Solved – How to correctly implement iteratively reweighted least squares algorithm for multiple logistic regression

irlslogisticmultiple regression

I'm confused about the iteratively reweighted least squares algorithm used to solve for logistic regression coefficients as described on page 121 of The Elements of Statistical Learning, 2nd Edition (Hastie, Tibshirani, Friedman 2009).

The final step of the process, after fitting a Taylor approximation to the log-likelihood of $N$ observations, is to solve the following weighted least squares problem:

$\beta^{new}\leftarrow argmin_{\beta}(\textbf{z}-\textbf{X}\beta)^T\textbf{W}(\textbf{z}-\textbf{X}\beta)$ $(1)$

by finding $\frac{\delta[(\textbf{z}-\textbf{X}\beta)^T\textbf{W}(\textbf{z}-\textbf{X}\beta)]}{\delta\beta_j}$, setting $\frac{\delta[(\textbf{z}-\textbf{X}\beta)^T\textbf{W}(\textbf{z}-\textbf{X}\beta)]}{\delta\beta_j}=0$, then solving for $\beta_j^{new}$,

where:

$\textbf{z}=\textbf{X}\beta^{old}+\textbf{W}^{-1}(\textbf{y}-\textbf{p})$,

$\textbf{W}=N\times{}N$ diagonal matrix of weights with $i$th diagonal element $p(x_i;\beta^{old})(1-p(x_i;\beta^{old}))$,

$\textbf{p}=$vector of fitted probabilities with $i$th element $p(x_i;\beta^{old})$,

$\textbf{y}=$vector of $y_i$ values,

$\textbf{X}=$matrix of $x_i$ values,

$\beta=$vector of coefficients $\beta_0,\beta_1,…,\beta_p$.

In the right hand part of expression (1), the $\beta$s are missing any superscript. Is $\beta$ presumed to be equal to $\beta^{old}$? That is, in order to solve for $\beta_j^{new}$ in (1) do we plug in the most current update of $\beta$ for all values of $\beta_{l\neq j}$ calculated in prior steps?

Best Answer

In an expression like

$$ \beta^{new}\leftarrow \text{argmin}_{b}(\textbf{z}-\textbf{X}b)^T\textbf{W}(\textbf{z}-\textbf{X}b) $$

the point is that the output, $\beta^{new}$, is the result of considering all possible $b\in \mathbb{R}^p$ or whatever other space you are optimizing over.

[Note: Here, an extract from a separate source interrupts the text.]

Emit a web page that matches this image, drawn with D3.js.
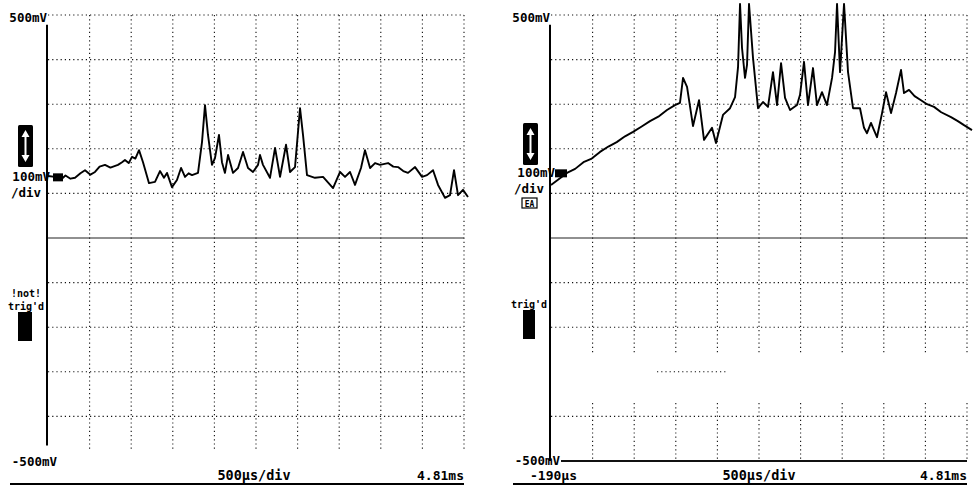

That's why there's no superscript: in the optimization problem $\beta$ is a dummy variable, just like with an integral (and I'm deliberately writing $b$ not $\beta$ to reflect $b$ being a dummy variable, not the target parameter).

The overall procedure involves getting a $\beta^{(t)}$, computing the "response" for the WLS, and then solving the WLS problem for $\beta^{(t+1)}$; as you know, we can use derivatives to get a nice closed-form solution for the optimal $\hat \beta$ for this problem. Thus $\beta^{old}$, which is fixed, appears in the vector $\textbf{z}$ in the WLS computation and then leads to $\beta^{new}$. That's the "iteration" part, that we use our current solution to create a new response vector; the WLS part then is solving for the new $\hat \beta$ vector. We keep doing this until there's no "significant" change.

Remember that the WLS procedure doesn't know that it is being used iteratively; as far as it is concerned, it is presented with an $X$, $y$, and $W$ and then outputs

$$ \hat{\beta} = (X^T W X)^{-1} X^T W y $$ like it would do in any other instance. We are being clever with our choice of $y$ and $W$ and iterating.

Update: We can derive the solution to the WLS problem without using any component-wise derivatives. Note that if $Y \sim \mathcal N(X\beta, I)$ then $W^{1/2}Y \sim \mathcal N(W^{1/2}X\beta, W)$ from which we have that $$ \frac{\text d}{\text d\beta}\|W^{1/2}Y - W^{1/2}X\beta\|^2 = -2X^TWY + 2X^TWX\beta. $$

Setting the derivative equal to 0 and solving we obtain

$$ \hat{\beta} = (X^TWX)^{-1} X^TWY. $$

Thus for any inputs $W$, $X$, and $Y$ (provided W is positive definite and $X$ is full column rank) we get our optimal $\hat{\beta}$. It doesn't matter what these inputs are. So what we do is we use our $\beta^{old}$ to create our $Y$ vector and then we plug that in to this formula which outputs the optimal $\hat \beta$ for the given inputs. The whole point of the WLS procedure is to solve for $\hat \beta$. It in and of itself doesn't require plugging in a $\hat \beta$.